#### [Work to complete]
Starting at the first line of the listing below, repeat each line exactly until the line containing "import pandas as pd", which you include. Leave out pictures.

— start Raw data —

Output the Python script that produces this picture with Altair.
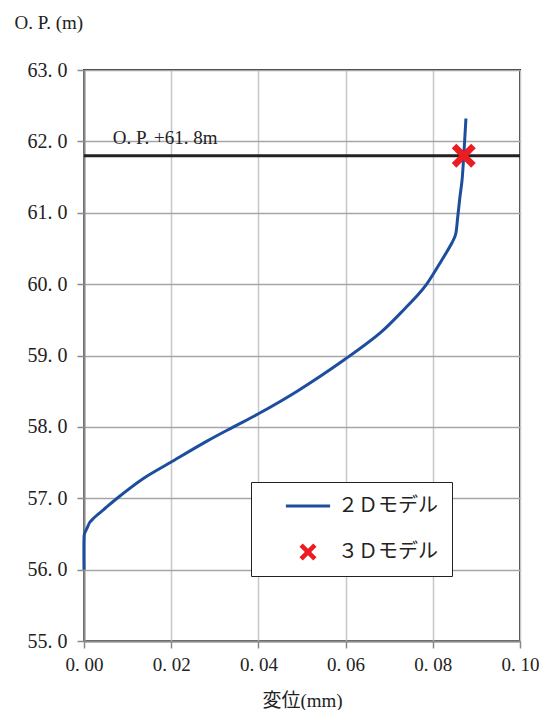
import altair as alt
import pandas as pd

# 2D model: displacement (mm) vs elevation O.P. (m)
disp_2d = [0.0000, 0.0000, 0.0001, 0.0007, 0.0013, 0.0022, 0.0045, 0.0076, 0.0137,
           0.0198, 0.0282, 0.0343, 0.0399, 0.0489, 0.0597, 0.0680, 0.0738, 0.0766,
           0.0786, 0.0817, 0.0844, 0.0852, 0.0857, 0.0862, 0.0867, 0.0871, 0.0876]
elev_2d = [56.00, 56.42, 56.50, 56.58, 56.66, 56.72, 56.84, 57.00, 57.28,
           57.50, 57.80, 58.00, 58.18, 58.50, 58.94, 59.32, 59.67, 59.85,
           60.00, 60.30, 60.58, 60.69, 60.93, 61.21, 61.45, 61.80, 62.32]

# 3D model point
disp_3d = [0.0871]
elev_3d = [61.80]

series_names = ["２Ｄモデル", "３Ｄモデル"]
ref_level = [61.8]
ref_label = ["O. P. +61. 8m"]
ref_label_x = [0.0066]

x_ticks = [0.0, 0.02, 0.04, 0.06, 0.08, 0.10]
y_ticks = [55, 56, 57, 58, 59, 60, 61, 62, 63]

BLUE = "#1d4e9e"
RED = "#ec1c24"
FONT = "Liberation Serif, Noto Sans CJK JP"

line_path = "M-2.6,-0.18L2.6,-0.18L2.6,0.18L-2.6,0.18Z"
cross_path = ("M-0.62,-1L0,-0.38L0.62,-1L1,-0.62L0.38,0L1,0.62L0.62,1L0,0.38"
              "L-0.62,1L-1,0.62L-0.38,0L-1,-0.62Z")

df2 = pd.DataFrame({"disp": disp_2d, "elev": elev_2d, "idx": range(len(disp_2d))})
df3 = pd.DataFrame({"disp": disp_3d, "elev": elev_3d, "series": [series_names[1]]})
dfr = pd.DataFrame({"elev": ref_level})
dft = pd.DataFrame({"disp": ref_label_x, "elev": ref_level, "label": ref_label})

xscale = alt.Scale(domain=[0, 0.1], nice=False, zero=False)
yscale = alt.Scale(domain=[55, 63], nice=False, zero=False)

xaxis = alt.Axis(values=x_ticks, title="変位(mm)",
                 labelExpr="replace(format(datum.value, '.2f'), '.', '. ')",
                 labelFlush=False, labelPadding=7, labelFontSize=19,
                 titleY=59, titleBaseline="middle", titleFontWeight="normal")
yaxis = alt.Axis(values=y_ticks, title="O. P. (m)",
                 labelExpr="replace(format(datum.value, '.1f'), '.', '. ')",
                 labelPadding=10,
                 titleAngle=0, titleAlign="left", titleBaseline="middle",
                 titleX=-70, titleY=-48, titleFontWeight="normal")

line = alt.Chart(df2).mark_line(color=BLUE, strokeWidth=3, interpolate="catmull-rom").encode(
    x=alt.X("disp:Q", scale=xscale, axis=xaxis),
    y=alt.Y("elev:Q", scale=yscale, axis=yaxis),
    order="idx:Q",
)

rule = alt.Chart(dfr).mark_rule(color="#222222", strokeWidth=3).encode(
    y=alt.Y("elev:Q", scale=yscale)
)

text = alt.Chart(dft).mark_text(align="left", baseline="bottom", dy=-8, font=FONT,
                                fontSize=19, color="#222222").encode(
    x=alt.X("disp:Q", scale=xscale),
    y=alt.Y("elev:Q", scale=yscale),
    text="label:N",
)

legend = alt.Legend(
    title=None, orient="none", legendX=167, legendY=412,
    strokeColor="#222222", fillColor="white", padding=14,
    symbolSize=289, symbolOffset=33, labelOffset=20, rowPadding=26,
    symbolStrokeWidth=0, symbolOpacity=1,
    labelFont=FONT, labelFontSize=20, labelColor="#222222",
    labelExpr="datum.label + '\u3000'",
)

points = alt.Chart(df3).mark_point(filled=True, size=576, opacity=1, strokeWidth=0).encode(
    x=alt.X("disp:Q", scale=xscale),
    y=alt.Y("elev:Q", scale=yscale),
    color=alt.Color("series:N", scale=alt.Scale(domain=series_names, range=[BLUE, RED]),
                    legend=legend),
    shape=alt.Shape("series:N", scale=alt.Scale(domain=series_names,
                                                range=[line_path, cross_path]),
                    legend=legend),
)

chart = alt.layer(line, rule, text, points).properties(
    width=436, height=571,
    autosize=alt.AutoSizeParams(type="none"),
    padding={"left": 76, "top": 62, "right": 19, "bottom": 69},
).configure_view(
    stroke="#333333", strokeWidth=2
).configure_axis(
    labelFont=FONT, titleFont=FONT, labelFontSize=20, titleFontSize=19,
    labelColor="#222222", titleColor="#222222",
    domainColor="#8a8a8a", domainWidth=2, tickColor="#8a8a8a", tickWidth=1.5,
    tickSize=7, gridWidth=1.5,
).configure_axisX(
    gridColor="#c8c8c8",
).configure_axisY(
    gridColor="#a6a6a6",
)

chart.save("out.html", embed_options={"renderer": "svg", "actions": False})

— end Raw data —

#### [Complete answer]
Output the Python script that produces this picture with Altair.
import altair as alt
import pandas as pd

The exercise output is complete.